Many will question the regime’s motives. Why the change, why now, and why so quickly? It is hard to believe the senior members of the regime, including Thein Sein, have had a road to Damascus experience and woken up one morning realizing that the past 50 years have been all wrong, and democracy is their heartfelt belief. Even if Thein Sein is genuine about reform, his motives are likely to be mixed. He wants sanctions lifted, he wants the Asean chairmanship, he wants international legitimacy, and he recognizes that the status quo is unsustainable. It is highly likely that the former strongman, Senior-General Than Shwe, has approved the process because his priority is to protect himself and his family, and he would prefer a gradual change in which his livelihood and wealth is secure, to a popular uprising as in the Arab Spring. He and Thein Sein saw what happened to Gaddafi and Mubarak, realized that their own days were numbered, and concluded that a slow transition was the only option.

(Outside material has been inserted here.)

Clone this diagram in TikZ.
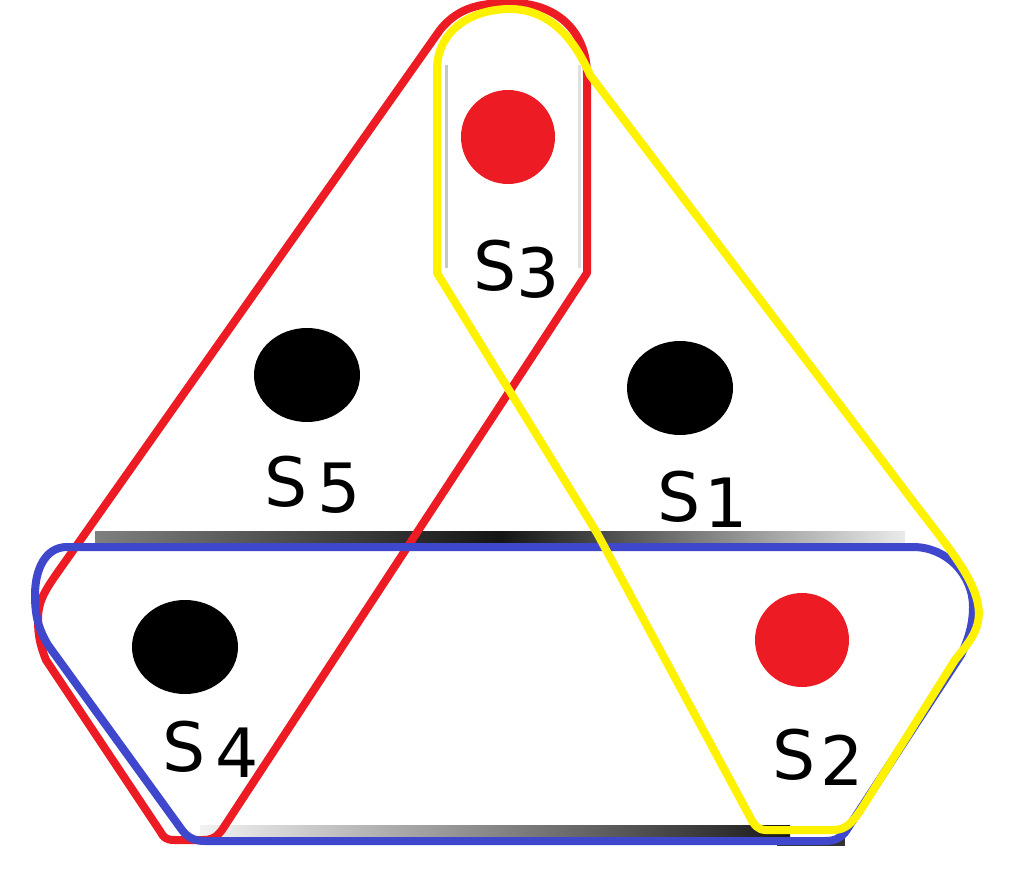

Cynics will point to the fact that Thein Sein has been part of the system all these years, and that he has blood on his hands. No doubt – but it was ever thus. In any transition process, except where a popular uprising leads directly to a dictator’s downfall, reformers come from within the system and, by definition, they have mixed motives and bloody records. South Africa’s FW de Klerk, the Soviet Union’s Mikhail Gorbachev and Indonesia’s B.J. Habibie were hardly closet democrats all their lives, waiting for the moment when they could reach the top and unleash reform. They were complicit with their regimes’ crimes, but they recognized that, for their own survival, things had to change. In the Maldives, Maumoon Abdul Gayoom appointed reform-minded ministers in a cynical public relations exercise to appease growing international criticism. In the event, the reform-minded ministers proved to be more reformist than Gayoom intended, and the process led to free and fair elections which the opposition leader, Mohamed Nasheed, won. In 2006, I visited Nasheed when he was under house arrest; two years later, he was elected President. Could something similar occur in Burma? I would not discount it.
Saw Tamla Baw, president of the Karen National Union (KNU), said recently that the peace process still involves “thousands” more steps. He is absolutely right. There is still a very long way to go. But for the first time in more than 20 years, Burma has a chance of change. And as the Chinese philosopher Lao-tzu said, “a journey of a thousand miles begins with a single step.”
– Ben Rogers is the author of “Than Shwe – Unmasking Burma’s Tyrant.”
He works for Christian Solidarity Worldwide.